[WHAT IS NEEDED]: Transcribe the full listing exactly, and drop every picture.
○ ○ ○
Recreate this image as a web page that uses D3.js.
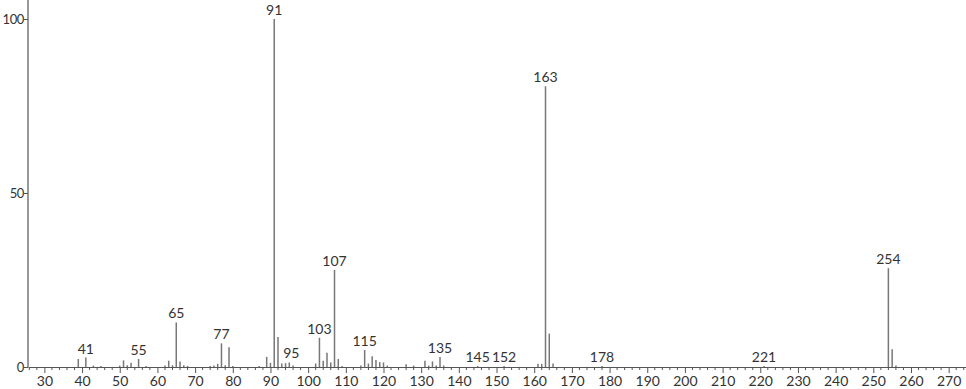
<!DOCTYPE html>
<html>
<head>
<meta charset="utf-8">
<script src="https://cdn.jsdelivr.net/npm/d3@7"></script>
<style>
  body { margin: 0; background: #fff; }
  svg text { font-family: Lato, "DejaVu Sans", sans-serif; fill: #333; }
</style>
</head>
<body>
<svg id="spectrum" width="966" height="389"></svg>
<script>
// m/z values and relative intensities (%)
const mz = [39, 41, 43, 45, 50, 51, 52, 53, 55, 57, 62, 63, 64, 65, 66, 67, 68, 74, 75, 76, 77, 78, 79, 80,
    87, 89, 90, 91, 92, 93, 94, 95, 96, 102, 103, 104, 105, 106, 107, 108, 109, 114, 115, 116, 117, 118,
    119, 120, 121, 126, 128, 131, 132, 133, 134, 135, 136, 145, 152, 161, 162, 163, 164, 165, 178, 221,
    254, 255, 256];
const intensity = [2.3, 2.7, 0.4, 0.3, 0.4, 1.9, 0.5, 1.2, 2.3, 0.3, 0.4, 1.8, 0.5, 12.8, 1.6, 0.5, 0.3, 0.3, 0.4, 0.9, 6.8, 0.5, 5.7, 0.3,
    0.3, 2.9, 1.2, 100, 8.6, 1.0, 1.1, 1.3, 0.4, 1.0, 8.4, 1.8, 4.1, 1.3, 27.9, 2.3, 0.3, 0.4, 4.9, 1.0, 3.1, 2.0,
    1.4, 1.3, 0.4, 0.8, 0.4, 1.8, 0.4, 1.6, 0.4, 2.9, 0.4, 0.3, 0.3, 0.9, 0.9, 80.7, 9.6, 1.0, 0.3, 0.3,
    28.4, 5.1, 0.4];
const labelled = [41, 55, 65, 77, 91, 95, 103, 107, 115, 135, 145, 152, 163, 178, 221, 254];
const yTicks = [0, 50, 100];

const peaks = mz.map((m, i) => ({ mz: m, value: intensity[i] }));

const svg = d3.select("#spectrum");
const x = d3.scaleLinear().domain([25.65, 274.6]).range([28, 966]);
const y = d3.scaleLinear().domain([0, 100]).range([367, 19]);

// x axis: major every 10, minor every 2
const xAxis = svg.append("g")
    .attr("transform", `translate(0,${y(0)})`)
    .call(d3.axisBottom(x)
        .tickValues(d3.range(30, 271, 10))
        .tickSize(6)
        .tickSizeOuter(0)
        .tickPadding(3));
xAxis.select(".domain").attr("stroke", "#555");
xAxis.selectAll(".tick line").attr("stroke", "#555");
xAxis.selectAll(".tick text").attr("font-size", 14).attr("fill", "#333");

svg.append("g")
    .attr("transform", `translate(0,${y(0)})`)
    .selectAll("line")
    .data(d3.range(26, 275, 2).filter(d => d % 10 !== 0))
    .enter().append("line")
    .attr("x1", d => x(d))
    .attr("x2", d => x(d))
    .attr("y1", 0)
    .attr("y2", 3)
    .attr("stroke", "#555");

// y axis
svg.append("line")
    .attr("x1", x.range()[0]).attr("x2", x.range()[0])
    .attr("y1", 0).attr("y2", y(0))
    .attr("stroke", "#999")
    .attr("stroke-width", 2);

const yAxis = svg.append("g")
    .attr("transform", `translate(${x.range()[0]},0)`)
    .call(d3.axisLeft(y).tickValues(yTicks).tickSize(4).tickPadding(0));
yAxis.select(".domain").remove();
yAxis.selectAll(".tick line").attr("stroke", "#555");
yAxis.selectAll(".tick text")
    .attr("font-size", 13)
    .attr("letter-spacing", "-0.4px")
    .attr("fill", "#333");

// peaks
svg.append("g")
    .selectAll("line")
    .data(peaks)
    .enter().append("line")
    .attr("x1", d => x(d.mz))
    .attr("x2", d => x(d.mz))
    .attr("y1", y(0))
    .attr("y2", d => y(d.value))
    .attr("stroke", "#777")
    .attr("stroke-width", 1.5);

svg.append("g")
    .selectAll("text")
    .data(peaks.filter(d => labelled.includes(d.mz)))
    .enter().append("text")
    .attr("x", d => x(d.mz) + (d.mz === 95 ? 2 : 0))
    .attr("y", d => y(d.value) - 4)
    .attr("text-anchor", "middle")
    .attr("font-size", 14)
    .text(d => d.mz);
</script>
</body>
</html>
○ ○ ○
[COMPLETE OUTPUT]:
Recreate this image as a web page that uses D3.js.
<!DOCTYPE html>
<html>
<head>
<meta charset="utf-8">
<script src="https://cdn.jsdelivr.net/npm/d3@7"></script>
<style>
  body { margin: 0; background: #fff; }
  svg text { font-family: Lato, "DejaVu Sans", sans-serif; fill: #333; }
</style>
</head>
<body>
<svg id="spectrum" width="966" height="389"></svg>
<script>
// m/z values and relative intensities (%)
const mz = [39, 41, 43, 45, 50, 51, 52, 53, 55, 57, 62, 63, 64, 65, 66, 67, 68, 74, 75, 76, 77, 78, 79, 80,
    87, 89, 90, 91, 92, 93, 94, 95, 96, 102, 103, 104, 105, 106, 107, 108, 109, 114, 115, 116, 117, 118,
    119, 120, 121, 126, 128, 131, 132, 133, 134, 135, 136, 145, 152, 161, 162, 163, 164, 165, 178, 221,
    254, 255, 256];
const intensity = [2.3, 2.7, 0.4, 0.3, 0.4, 1.9, 0.5, 1.2, 2.3, 0.3, 0.4, 1.8, 0.5, 12.8, 1.6, 0.5, 0.3, 0.3, 0.4, 0.9, 6.8, 0.5, 5.7, 0.3,
    0.3, 2.9, 1.2, 100, 8.6, 1.0, 1.1, 1.3, 0.4, 1.0, 8.4, 1.8, 4.1, 1.3, 27.9, 2.3, 0.3, 0.4, 4.9, 1.0, 3.1, 2.0,
    1.4, 1.3, 0.4, 0.8, 0.4, 1.8, 0.4, 1.6, 0.4, 2.9, 0.4, 0.3, 0.3, 0.9, 0.9, 80.7, 9.6, 1.0, 0.3, 0.3,
    28.4, 5.1, 0.4];
const labelled = [41, 55, 65, 77, 91, 95, 103, 107, 115, 135, 145, 152, 163, 178, 221, 254];
const yTicks = [0, 50, 100];

const peaks = mz.map((m, i) => ({ mz: m, value: intensity[i] }));

const svg = d3.select("#spectrum");
const x = d3.scaleLinear().domain([25.65, 274.6]).range([28, 966]);
const y = d3.scaleLinear().domain([0, 100]).range([367, 19]);

// x axis: major every 10, minor every 2
const xAxis = svg.append("g")
    .attr("transform", `translate(0,${y(0)})`)
    .call(d3.axisBottom(x)
        .tickValues(d3.range(30, 271, 10))
        .tickSize(6)
        .tickSizeOuter(0)
        .tickPadding(3));
xAxis.select(".domain").attr("stroke", "#555");
xAxis.selectAll(".tick line").attr("stroke", "#555");
xAxis.selectAll(".tick text").attr("font-size", 14).attr("fill", "#333");

svg.append("g")
    .attr("transform", `translate(0,${y(0)})`)
    .selectAll("line")
    .data(d3.range(26, 275, 2).filter(d => d % 10 !== 0))
    .enter().append("line")
    .attr("x1", d => x(d))
    .attr("x2", d => x(d))
    .attr("y1", 0)
    .attr("y2", 3)
    .attr("stroke", "#555");

// y axis
svg.append("line")
    .attr("x1", x.range()[0]).attr("x2", x.range()[0])
    .attr("y1", 0).attr("y2", y(0))
    .attr("stroke", "#999")
    .attr("stroke-width", 2);

const yAxis = svg.append("g")
    .attr("transform", `translate(${x.range()[0]},0)`)
    .call(d3.axisLeft(y).tickValues(yTicks).tickSize(4).tickPadding(0));
yAxis.select(".domain").remove();
yAxis.selectAll(".tick line").attr("stroke", "#555");
yAxis.selectAll(".tick text")
    .attr("font-size", 13)
    .attr("letter-spacing", "-0.4px")
    .attr("fill", "#333");

// peaks
svg.append("g")
    .selectAll("line")
    .data(peaks)
    .enter().append("line")
    .attr("x1", d => x(d.mz))
    .attr("x2", d => x(d.mz))
    .attr("y1", y(0))
    .attr("y2", d => y(d.value))
    .attr("stroke", "#777")
    .attr("stroke-width", 1.5);

svg.append("g")
    .selectAll("text")
    .data(peaks.filter(d => labelled.includes(d.mz)))
    .enter().append("text")
    .attr("x", d => x(d.mz) + (d.mz === 95 ? 2 : 0))
    .attr("y", d => y(d.value) - 4)
    .attr("text-anchor", "middle")
    .attr("font-size", 14)
    .text(d => d.mz);
</script>
</body>
</html>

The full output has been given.